Le poste de gardien, encore très instable et sans vrai titulaire indéboulonnable devrait échoir à Alisson, étant le plus synonyme d’avenir. La défense devrait être pilotée par deux centraux habiles techniquement dans le but d’initier des offensives rapidement et par le chemin le plus rapide : Logiquement Thiago Silva devrait donc faire son retour (allez, on arrête les bêtises maintenant, soyons sérieux), aux côté de ses compères parisiens David Luiz et Marquinhos. N’oublions pas la possibilité du jeune Felipe, que Tite connaît déjà et qui rejoindra Porto cet été, et éventuellement ce vieux Gil, homme de confiance du technicien. Les couloirs devraient être gardés par des latéraux dont le marquage est l’une des grandes qualités : Marcelo pourrait en faire les frais au profit de Filipe Luis à gauche, quand Dani Alves devrait tenir le coup à droite, Danilo étant encore un brin tendre.

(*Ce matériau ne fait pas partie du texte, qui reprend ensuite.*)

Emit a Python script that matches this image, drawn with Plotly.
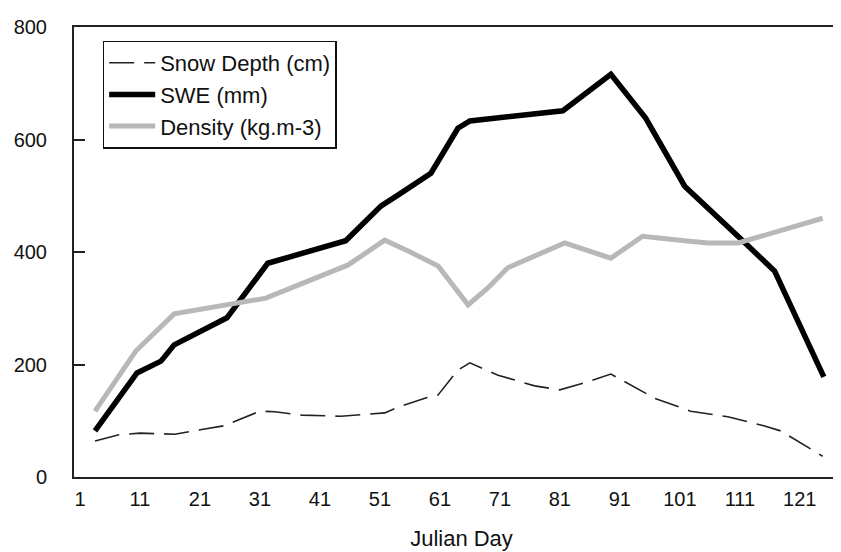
import plotly.graph_objects as go

# ---- data ----
depth_day = [3.5, 7.5, 11, 16.8, 20, 25, 31, 33.5, 38, 44.5, 51.8, 54.5, 58.5, 60.7, 64, 66,
             70.7, 76.8, 81, 85, 89.5, 96.8, 102.8, 109, 115, 117.8, 124.8]
depth_cm = [64, 75, 78, 76, 82, 91, 117, 116, 110, 108, 114, 126, 140, 146, 190, 203,
            181, 162, 155, 167, 183, 140, 117, 107, 91, 82, 37]

swe_day = [3.5, 10.5, 14.5, 16.7, 25.5, 30.7, 32.3, 45.3, 51.2, 54, 59.5, 64, 66,
           81.5, 89.5, 95.3, 101.8, 111, 116.8, 125]
swe_mm = [82, 185, 206, 235, 283, 359, 380, 420, 482, 501, 540, 620, 633,
          651, 716, 638, 517, 425, 366, 178]

dens_day = [3.5, 10.3, 16.7, 32, 45.7, 51.8, 55.7, 60.7, 65.7, 69, 72.3, 81.8,
            89.5, 94.8, 101.8, 105.7, 110.7, 124.8]
dens_kg = [117, 224, 290, 318, 377, 421, 402, 375, 306, 336, 372, 416,
           389, 428, 420, 416, 416, 460]

x_ticks = [1, 11, 21, 31, 41, 51, 61, 71, 81, 91, 101, 111, 121]
y_ticks = [0, 200, 400, 600, 800]

FONT = "Liberation Sans, Arial, sans-serif"

fig = go.Figure()
fig.add_trace(go.Scatter(x=depth_day, y=depth_cm, mode="lines", name="Snow Depth (cm)",
                         line=dict(color="#222222", width=1.6, dash="25px,10px")))
fig.add_trace(go.Scatter(x=swe_day, y=swe_mm, mode="lines", name="SWE (mm)",
                         line=dict(color="#000000", width=5.5)))
fig.add_trace(go.Scatter(x=dens_day, y=dens_kg, mode="lines", name="Density (kg.m-3)",
                         line=dict(color="#b8b8b8", width=5)))

fig.update_layout(
    width=841, height=552,
    margin=dict(l=66, r=0, t=19, b=83),
    paper_bgcolor="white", plot_bgcolor="white",
    font=dict(family=FONT, size=20, color="#111111"),
    showlegend=True,
    legend=dict(x=0.037, y=0.97, xanchor="left", yanchor="top",
                bordercolor="#111111", borderwidth=1.5, bgcolor="white",
                font=dict(size=22), itemwidth=46, tracegroupgap=0),
)
fig.update_xaxes(range=[0, 129.2], tickvals=x_ticks, ticktext=[str(v) for v in x_ticks],
                 showline=True, linecolor="#222222", linewidth=2, mirror=True,
                 showgrid=False, zeroline=False,
                 ticks="outside", ticklen=3, tickcolor="rgba(0,0,0,0)",
                 tickfont=dict(size=20),
                 title=dict(text="Julian Day", font=dict(size=22), standoff=22))
fig.update_yaxes(range=[0, 800], tickvals=y_ticks,
                 showline=True, linecolor="#222222", linewidth=2,
                 showgrid=False, zeroline=False,
                 ticks="inside", ticklen=11, tickwidth=2, tickcolor="#222222",
                 ticklabelstandoff=21,
                 tickfont=dict(size=20))

fig.write_html("out.html")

Dans l’optique d’affirmer ses convictions concernant le 4-1-4-1, nous devrions normalement retrouver un seul récupérateur devant la défense. En l’occurrence Tite aura le choix entre l’expérience de Luiz Gustavo et le talent de Casemiro. Il est fort probable que, par sécurité, son choix se porte sur le premier cité, dans un premier temps tout du moins. Occupant l’axe de la ligne des 4 milieux, l’on pourrait bien retrouver deux « gars sûrs » de Tite : Elias et Renato Augusto. L’importance du repli défensif en ce qui concerne les joueurs latéraux dans les principes de Tite, fait que Willian et Douglas Costa devraient y trouver leur compte. Vous l’aurez remarquez, il manque quelqu’un… Neymar, à l’image de Vagner Love au Corinthians, toute proportion gardée, pourrait être placé en pointe, avec une complète liberté de mouvement à l’image d’un faux 9. Pas d’énorme révolution donc concernant les joueurs mais un rééquilibrage tactique et une cohérence collective à prévoir.
Rendez-vous après les JO, le 1er Septembre à Quito en Equateur, pour un match de qualification pour la Coupe du Monde 2018 qui sera forcément observé par des millions de personnes. Nous sommes sûrs que le studieux Tite aura d’ici là tout bien révisé.